M. Quoniam – Il est clair que l’État souhaite se désengager d’un maximum de services publics, renvoyant les responsabilités aux collectivités locales ou favorisant l’accès du privé. Monsieur Darcos, s’adressant à la commission des Finances du Sénat, ne cherche absolument pas à défendre le contenu et le bien-fondé de l’enseignement préscolaire. Il n’en relève que le coût. Réduire alors la mission des enseignants (formés à bac plus cinq) à celle des agents de service territoriaux permet aux élus d’envisager leur rôle à venir dans la gestion de l’éventuelle redistribution des tâches.
● Quel rôle joue l’apprentissage en petite section de maternelle ? En quoi est-ce un plus par rapport à une garderie ?
M. Quoniam – Je ne pense pas qu’il faille hiérarchiser les structures d’accueil de la petite enfance, qui n’ont pas la même vocation. La garderie et la crèche sont des structures payantes, alors que l’école est gratuite. La question est plus d’ordre politique que pédagogique. Accueillir les enfants dès deux ans à la maternelle, pour les parents qui en font la demande, libère les femmes et ne renvoie pas chacun à des solutions de débrouille individuelles, la plupart du temps excluantes. Mais défendre l’accueil des tout-petits à l’école maternelle ne signifie pas que je la cautionne telle qu’elle est.

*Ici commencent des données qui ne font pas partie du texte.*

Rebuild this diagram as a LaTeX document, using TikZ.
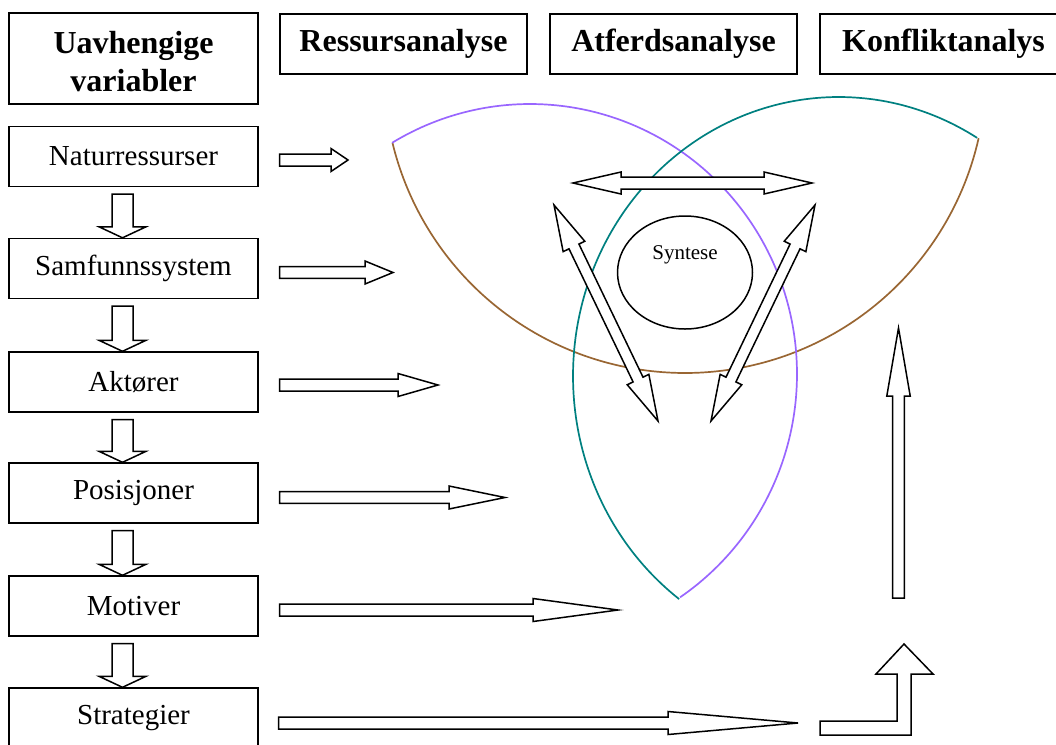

L’école maternelle, avec 30 petits du même âge dans une classe où les parents doivent rester à la porte, où l’accueil des enfants se fait sans adaptation personnalisée, où la pression de l’évaluation fait oublier que l’enfant a besoin de temps et de sécurité pour se lancer dans les apprentissages n’est pas celle que nous défendons. Nous savons de longue date que l’école à deux ans permet aux plus défavorisés une meilleure réussite scolaire et n’handicape pas les autres ! À l’Icem, nous prônons une école où grands et petits se côtoient, apprennent chacun à leur rythme en s’entraidant et en étant partie prenante de leurs apprentissages. Nous ne sommes pas de doux rêveurs, des équipes en font l’expérience quotidiennement, de Bobigny à Montpellier en passant par Aizenay (Vendée), Nantes ou Mons-en-Baroeul (Nord) [2]… Et ça marche !
Notes
1. Agents territoriaux de service des écoles maternelles.
2. Yves Reuter, Une école Freinet : fonctionnements et effets d’une pédagogie alternative en milieu populaire, L’Harmattan, 2007, 23 euros.